Pressée davantage, Mme Fréchette a vanté le projet comme étant gagnant-gagnant pour le Québec et pour Terre-Neuve-et-Labrador et que si l’entente devait finalement être conclue, «le fédéral, bien certainement, va vouloir que ça aille de l'avant, considérant que ça constitue un corridor énergétique de grande importance et qui est très stratégique. Si c'est possible effectivement qu'on puisse s'insérer dans les sources de financement fédérales pour ce projet-là, ce sera très bienvenu.»
Le climat semble par ailleurs très bon entre Québec et Ottawa, alors que le premier ministre Carney a réitéré sa volonté d’alléger le processus menant à l’approbation de grands projets, notamment en évitant de dédoubler les évaluations environnementales. «Nous avons signé avec quelques provinces des accords de 'One Project, One Review' (un projet, une évaluation), des accords de coopération et, simplement dit, si nous avons assez confiance dans la réglementation environnementale, par exemple du Québec, ce n'est plus nécessaire d'avoir une revue à l'échelle fédérale.»
Ouverture fédérale
Mark Carney a ajouté qu’Ottawa a déjà conclu des accords de telle nature avec certaines provinces et que «c'est le moment d'avoir un accord entre le Québec et le fédéral. (…) Et on a confiance au Québec, dans plusieurs domaines».

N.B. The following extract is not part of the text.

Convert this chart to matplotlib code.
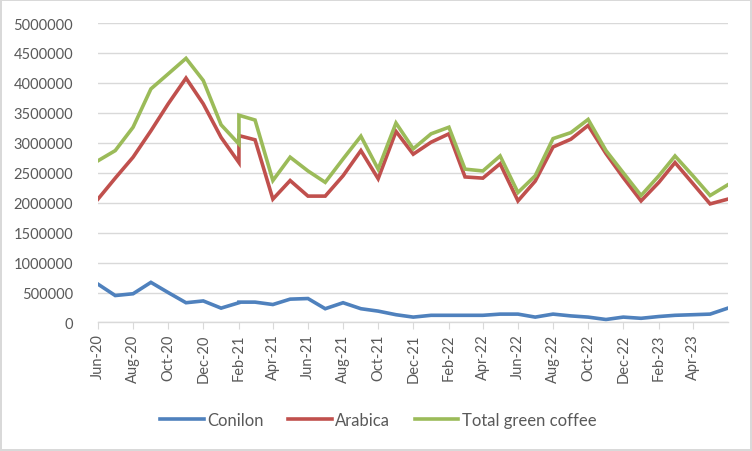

À l'issue de l'allocution de M. Carney, Christine Fréchette a dit voir l'approche de celui-ci de manière positive. «Nous devons diminuer la paperasse et c’est une façon intéressante de le faire. Si le gouvernement fédéral peut s’appuyer sur notre propre évaluation de différents projets stratégiques, ce sera une bonne chose.»
À ses côtés, son collègue des Finances, Eric Girard, abondait dans le même sens, qualifiant l’approche de «principe général qui sera appliqué à tous les projets stratégiques nationaux, une évaluation, préférablement celle du Québec».
Interrogée quant à savoir si elle pourrait vivre avec une seule évaluation, mais qui serait réalisée par le gouvernement fédéral, Christine Fréchette s’est toutefois rangée derrière la position traditionnelle du Québec: «Nous préférons que les règles québécoises prévalent et le gouvernement fédéral a suggéré que cela pourrait être la façon de faire, alors j’espère que nous pourrons nous appuyer sur nos propres réglementations.»
Mark Carney, qui ne s’est pas présenté devant les journalistes, a soulevé l’enthousiasme des gens d’affaires à quelques reprises. Expliquant que le Canada avait la marge de manœuvre suffisante pour creuser le déficit en investissant davantage, le premier ministre a conclu son passage en affirmant que «c'est le moment de l'audace, et vous avez un gouvernement fédéral confiant, avec un plan, avec de l'audace». Saluant du même souffle l’audace de la communauté d’affaires québécoise, il s’est dit privilégié de pouvoir rencontrer des dirigeants à travers le monde – «sauf un pays», a-t-il précisé, faisant allusion aux États-Unis, évidemment – parce que «tout le monde veut être associé avec le Canada, faire plus de commerce, plus d'investissement».